_REQUIREMENT_
Print the listing as it stands, omitting all images.
────
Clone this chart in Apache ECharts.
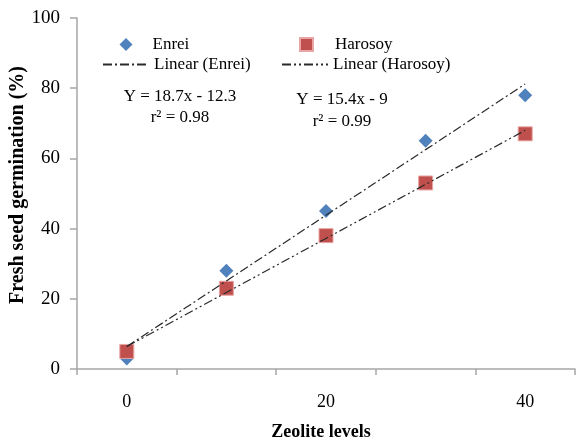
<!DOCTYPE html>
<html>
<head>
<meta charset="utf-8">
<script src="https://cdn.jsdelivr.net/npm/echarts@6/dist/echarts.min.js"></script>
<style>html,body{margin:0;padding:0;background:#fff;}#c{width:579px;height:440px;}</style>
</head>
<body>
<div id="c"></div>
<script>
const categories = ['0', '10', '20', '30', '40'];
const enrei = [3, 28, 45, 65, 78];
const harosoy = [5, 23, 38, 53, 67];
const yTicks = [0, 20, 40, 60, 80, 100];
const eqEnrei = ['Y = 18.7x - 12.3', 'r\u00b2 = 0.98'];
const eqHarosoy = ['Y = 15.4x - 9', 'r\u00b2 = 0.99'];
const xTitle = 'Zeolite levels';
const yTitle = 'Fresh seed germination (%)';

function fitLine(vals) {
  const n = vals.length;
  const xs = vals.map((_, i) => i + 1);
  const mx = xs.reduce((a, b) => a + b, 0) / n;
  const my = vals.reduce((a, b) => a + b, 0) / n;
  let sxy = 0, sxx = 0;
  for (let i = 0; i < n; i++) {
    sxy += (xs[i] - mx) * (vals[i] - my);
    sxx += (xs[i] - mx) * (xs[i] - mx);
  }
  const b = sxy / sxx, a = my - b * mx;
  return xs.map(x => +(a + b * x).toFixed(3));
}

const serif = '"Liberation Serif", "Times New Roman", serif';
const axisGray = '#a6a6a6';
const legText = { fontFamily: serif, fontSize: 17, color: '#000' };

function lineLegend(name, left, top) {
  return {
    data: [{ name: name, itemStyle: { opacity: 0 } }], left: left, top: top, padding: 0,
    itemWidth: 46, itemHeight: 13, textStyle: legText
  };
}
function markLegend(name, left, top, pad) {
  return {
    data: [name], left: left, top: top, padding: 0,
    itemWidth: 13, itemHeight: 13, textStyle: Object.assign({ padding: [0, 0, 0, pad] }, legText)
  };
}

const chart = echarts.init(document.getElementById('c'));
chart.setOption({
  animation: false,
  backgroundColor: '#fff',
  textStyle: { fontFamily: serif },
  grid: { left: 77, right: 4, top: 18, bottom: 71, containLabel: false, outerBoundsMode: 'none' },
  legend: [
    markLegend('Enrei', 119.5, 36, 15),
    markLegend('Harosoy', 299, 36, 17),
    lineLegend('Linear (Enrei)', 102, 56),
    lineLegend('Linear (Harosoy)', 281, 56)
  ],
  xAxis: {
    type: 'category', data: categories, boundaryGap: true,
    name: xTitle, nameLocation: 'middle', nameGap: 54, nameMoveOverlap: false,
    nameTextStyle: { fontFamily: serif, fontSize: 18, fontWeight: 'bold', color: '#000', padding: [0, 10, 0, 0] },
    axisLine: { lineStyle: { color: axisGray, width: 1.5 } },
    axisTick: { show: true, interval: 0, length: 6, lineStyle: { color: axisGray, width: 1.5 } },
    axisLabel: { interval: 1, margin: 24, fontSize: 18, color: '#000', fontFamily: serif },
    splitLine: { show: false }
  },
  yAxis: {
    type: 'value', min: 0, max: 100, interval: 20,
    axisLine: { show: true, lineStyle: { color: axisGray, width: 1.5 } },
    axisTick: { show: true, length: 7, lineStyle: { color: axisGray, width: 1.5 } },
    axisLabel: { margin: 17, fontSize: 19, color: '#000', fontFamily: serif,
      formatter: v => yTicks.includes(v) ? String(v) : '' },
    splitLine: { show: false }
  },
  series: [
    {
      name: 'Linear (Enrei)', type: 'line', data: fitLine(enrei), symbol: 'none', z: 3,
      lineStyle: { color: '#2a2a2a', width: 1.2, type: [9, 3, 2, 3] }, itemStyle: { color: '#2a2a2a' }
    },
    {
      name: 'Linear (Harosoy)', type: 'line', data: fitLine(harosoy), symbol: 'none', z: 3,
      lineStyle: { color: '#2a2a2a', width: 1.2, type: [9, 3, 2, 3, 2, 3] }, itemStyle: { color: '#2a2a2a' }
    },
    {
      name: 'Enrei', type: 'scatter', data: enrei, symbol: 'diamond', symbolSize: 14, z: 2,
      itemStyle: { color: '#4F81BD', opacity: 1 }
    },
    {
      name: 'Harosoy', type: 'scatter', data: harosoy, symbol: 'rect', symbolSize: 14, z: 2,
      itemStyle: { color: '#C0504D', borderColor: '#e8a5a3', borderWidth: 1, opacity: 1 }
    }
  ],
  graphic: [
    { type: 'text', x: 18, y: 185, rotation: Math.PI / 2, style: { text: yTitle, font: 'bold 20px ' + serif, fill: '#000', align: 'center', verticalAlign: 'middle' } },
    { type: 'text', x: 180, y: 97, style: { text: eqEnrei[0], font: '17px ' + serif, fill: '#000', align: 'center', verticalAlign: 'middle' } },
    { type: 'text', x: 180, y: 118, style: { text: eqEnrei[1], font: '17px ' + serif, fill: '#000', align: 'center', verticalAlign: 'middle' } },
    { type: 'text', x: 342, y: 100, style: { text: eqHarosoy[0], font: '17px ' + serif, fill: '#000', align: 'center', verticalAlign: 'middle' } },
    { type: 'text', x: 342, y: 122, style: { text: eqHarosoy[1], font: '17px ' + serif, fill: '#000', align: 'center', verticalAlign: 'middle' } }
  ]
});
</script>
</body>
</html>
────
_EXERCISE ANSWER_
Clone this chart in Apache ECharts.
<!DOCTYPE html>
<html>
<head>
<meta charset="utf-8">
<script src="https://cdn.jsdelivr.net/npm/echarts@6/dist/echarts.min.js"></script>
<style>html,body{margin:0;padding:0;background:#fff;}#c{width:579px;height:440px;}</style>
</head>
<body>
<div id="c"></div>
<script>
const categories = ['0', '10', '20', '30', '40'];
const enrei = [3, 28, 45, 65, 78];
const harosoy = [5, 23, 38, 53, 67];
const yTicks = [0, 20, 40, 60, 80, 100];
const eqEnrei = ['Y = 18.7x - 12.3', 'r\u00b2 = 0.98'];
const eqHarosoy = ['Y = 15.4x - 9', 'r\u00b2 = 0.99'];
const xTitle = 'Zeolite levels';
const yTitle = 'Fresh seed germination (%)';

function fitLine(vals) {
  const n = vals.length;
  const xs = vals.map((_, i) => i + 1);
  const mx = xs.reduce((a, b) => a + b, 0) / n;
  const my = vals.reduce((a, b) => a + b, 0) / n;
  let sxy = 0, sxx = 0;
  for (let i = 0; i < n; i++) {
    sxy += (xs[i] - mx) * (vals[i] - my);
    sxx += (xs[i] - mx) * (xs[i] - mx);
  }
  const b = sxy / sxx, a = my - b * mx;
  return xs.map(x => +(a + b * x).toFixed(3));
}

const serif = '"Liberation Serif", "Times New Roman", serif';
const axisGray = '#a6a6a6';
const legText = { fontFamily: serif, fontSize: 17, color: '#000' };

function lineLegend(name, left, top) {
  return {
    data: [{ name: name, itemStyle: { opacity: 0 } }], left: left, top: top, padding: 0,
    itemWidth: 46, itemHeight: 13, textStyle: legText
  };
}
function markLegend(name, left, top, pad) {
  return {
    data: [name], left: left, top: top, padding: 0,
    itemWidth: 13, itemHeight: 13, textStyle: Object.assign({ padding: [0, 0, 0, pad] }, legText)
  };
}

const chart = echarts.init(document.getElementById('c'));
chart.setOption({
  animation: false,
  backgroundColor: '#fff',
  textStyle: { fontFamily: serif },
  grid: { left: 77, right: 4, top: 18, bottom: 71, containLabel: false, outerBoundsMode: 'none' },
  legend: [
    markLegend('Enrei', 119.5, 36, 15),
    markLegend('Harosoy', 299, 36, 17),
    lineLegend('Linear (Enrei)', 102, 56),
    lineLegend('Linear (Harosoy)', 281, 56)
  ],
  xAxis: {
    type: 'category', data: categories, boundaryGap: true,
    name: xTitle, nameLocation: 'middle', nameGap: 54, nameMoveOverlap: false,
    nameTextStyle: { fontFamily: serif, fontSize: 18, fontWeight: 'bold', color: '#000', padding: [0, 10, 0, 0] },
    axisLine: { lineStyle: { color: axisGray, width: 1.5 } },
    axisTick: { show: true, interval: 0, length: 6, lineStyle: { color: axisGray, width: 1.5 } },
    axisLabel: { interval: 1, margin: 24, fontSize: 18, color: '#000', fontFamily: serif },
    splitLine: { show: false }
  },
  yAxis: {
    type: 'value', min: 0, max: 100, interval: 20,
    axisLine: { show: true, lineStyle: { color: axisGray, width: 1.5 } },
    axisTick: { show: true, length: 7, lineStyle: { color: axisGray, width: 1.5 } },
    axisLabel: { margin: 17, fontSize: 19, color: '#000', fontFamily: serif,
      formatter: v => yTicks.includes(v) ? String(v) : '' },
    splitLine: { show: false }
  },
  series: [
    {
      name: 'Linear (Enrei)', type: 'line', data: fitLine(enrei), symbol: 'none', z: 3,
      lineStyle: { color: '#2a2a2a', width: 1.2, type: [9, 3, 2, 3] }, itemStyle: { color: '#2a2a2a' }
    },
    {
      name: 'Linear (Harosoy)', type: 'line', data: fitLine(harosoy), symbol: 'none', z: 3,
      lineStyle: { color: '#2a2a2a', width: 1.2, type: [9, 3, 2, 3, 2, 3] }, itemStyle: { color: '#2a2a2a' }
    },
    {
      name: 'Enrei', type: 'scatter', data: enrei, symbol: 'diamond', symbolSize: 14, z: 2,
      itemStyle: { color: '#4F81BD', opacity: 1 }
    },
    {
      name: 'Harosoy', type: 'scatter', data: harosoy, symbol: 'rect', symbolSize: 14, z: 2,
      itemStyle: { color: '#C0504D', borderColor: '#e8a5a3', borderWidth: 1, opacity: 1 }
    }
  ],
  graphic: [
    { type: 'text', x: 18, y: 185, rotation: Math.PI / 2, style: { text: yTitle, font: 'bold 20px ' + serif, fill: '#000', align: 'center', verticalAlign: 'middle' } },
    { type: 'text', x: 180, y: 97, style: { text: eqEnrei[0], font: '17px ' + serif, fill: '#000', align: 'center', verticalAlign: 'middle' } },
    { type: 'text', x: 180, y: 118, style: { text: eqEnrei[1], font: '17px ' + serif, fill: '#000', align: 'center', verticalAlign: 'middle' } },
    { type: 'text', x: 342, y: 100, style: { text: eqHarosoy[0], font: '17px ' + serif, fill: '#000', align: 'center', verticalAlign: 'middle' } },
    { type: 'text', x: 342, y: 122, style: { text: eqHarosoy[1], font: '17px ' + serif, fill: '#000', align: 'center', verticalAlign: 'middle' } }
  ]
});
</script>
</body>
</html>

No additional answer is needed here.